The Missio Dei then necessitates a conception of a trinitarian God with missionary intent, who engages us as participants in his mission for the salvation of the world. Implied is some balance between the spiritual and physical effects of salvation (Gospel) and the application that the purpose of the church is participation in the mission of God. It would not however be my intention here to produce a thorough definition of Missio Dei in replacement of the existing ones, but simply to point out the major headings in what I understand as central to those definitions and their connection to the missional conversation.

Lastly, I want to introduce an idea that touches on a significant point in history where resides the some of the ideas I’ve been mulling over for a while now. In this post today, we’re reaching back to the early 1950’s and finding that the fall of Christendom was already anticipated as missiologists surveyed the moral, philosophical, social, and political landscape. It was already realized that some change would be necessary for the church, and a re-affirmation of the church’s mission as bound up with God’s mission was considered as a counter-balance to an ecclesiocentric idea of the church’s purpose. What took place over the following two decades was indeed the erosion of Christendom and the rise of humanism. The church produced two responses — the Jesus People and the Church Growth Movement. One lacked structure and was given so some error here and there, but flowed into places like the Vineyard, neo-Pentecostal, Charismatic, and “Third-Wave” movements before eventually making peace with evangelicalism and mainline denominations.
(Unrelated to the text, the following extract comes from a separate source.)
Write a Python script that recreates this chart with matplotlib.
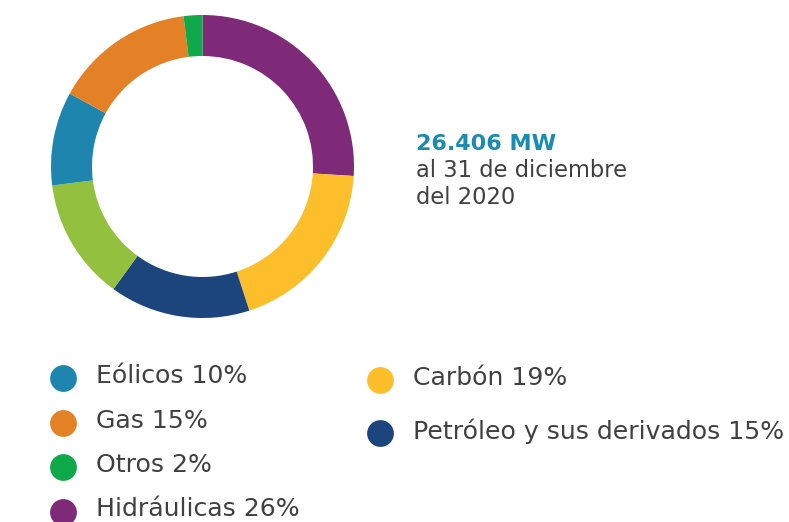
import matplotlib
matplotlib.use("Agg")
import matplotlib.pyplot as plt

# capacity share, clockwise from the top of the ring
sources = ["Hidráulicas", "Carbón", "Petróleo y sus derivados", "Solar", "Eólicos", "Gas", "Otros"]
shares = [26, 19, 15, 13, 10, 15, 2]
colors = ["#7F2A78", "#FDBE2C", "#1D457D", "#93C03E", "#1E86AE", "#E48126", "#0FA84B"]

# legend columns as printed (the light green slice has no visible entry)
legend_left = ["Eólicos", "Gas", "Otros", "Hidráulicas"]
legend_right = ["Carbón", "Petróleo y sus derivados"]

total_mw = "26.406 MW"
subtitle = ["al 31 de diciembre", "del 2020"]

plt.rcParams["font.family"] = ["DejaVu Sans"]
W, H = 789, 522
fig = plt.figure(figsize=(W / 100, H / 100), dpi=100)
ax = fig.add_axes([0, 0, 1, 1])

def py(y):
    # pixel row (from top) -> data y
    return H - y

ax.pie(shares, colors=colors, startangle=90, counterclock=False,
       center=(202.5, py(166.5)), radius=151.5,
       wedgeprops=dict(width=41, linewidth=0))
ax.set_xlim(0, W)
ax.set_ylim(0, H)
ax.set_aspect("equal")
ax.axis("off")

gray = "#404040"
ax.text(416, py(150), total_mw, color="#1A8CB0", fontsize=16, fontweight="bold",
        va="baseline", ha="left")
for i, line in enumerate(subtitle):
    ax.text(416, py(177 + i * 27), line, color=gray, fontsize=16.3,
            va="baseline", ha="left")

pct = dict(zip(sources, shares))
col = dict(zip(sources, colors))
for i, name in enumerate(legend_left):
    y = py(378 + i * 44.5)
    ax.scatter([63], [y], s=26 ** 2 * 0.55, color=col[name], linewidths=0, clip_on=False)
    ax.text(96, y + 2, f"{name} {pct[name]}%", color=gray, fontsize=18.1, va="center", ha="left")
for i, name in enumerate(legend_right):
    y = py(380 + i * 53)
    ax.scatter([380], [y], s=26 ** 2 * 0.55, color=col[name], linewidths=0, clip_on=False)
    ax.text(413, y + 2, f"{name} {pct[name]}%", color=gray, fontsize=18.1, va="center", ha="left")

fig.savefig("out.png", dpi=100)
The Church Growth Movement carried on through the whole time, coming to a place significant influence through the 1980s. Many megachurches were born.

Somewhere along the line was the quiet voice of the missiologists who sought to define the church in light of God’s mission… and to a large degree, this voice only found very few ears outside of the modern missionary movement and the various missionaries and mission boards who carried out a parachurch mission which they saw as largely the work of the church participating in the mission of God, or Missio Dei. Some denominations were aligned with missionary boards and endeavours, but they remained separate arms of the denomination.

So… we can launch into a discussion of what happened in the 50’s and 60’s as the church’s efforts to engage culture diverged into separate streams, but before we do, we should consider the Missio Dei as I’ve described it and as Ed has engaged it as well. Anything to add, restate, clarify, or re-frame?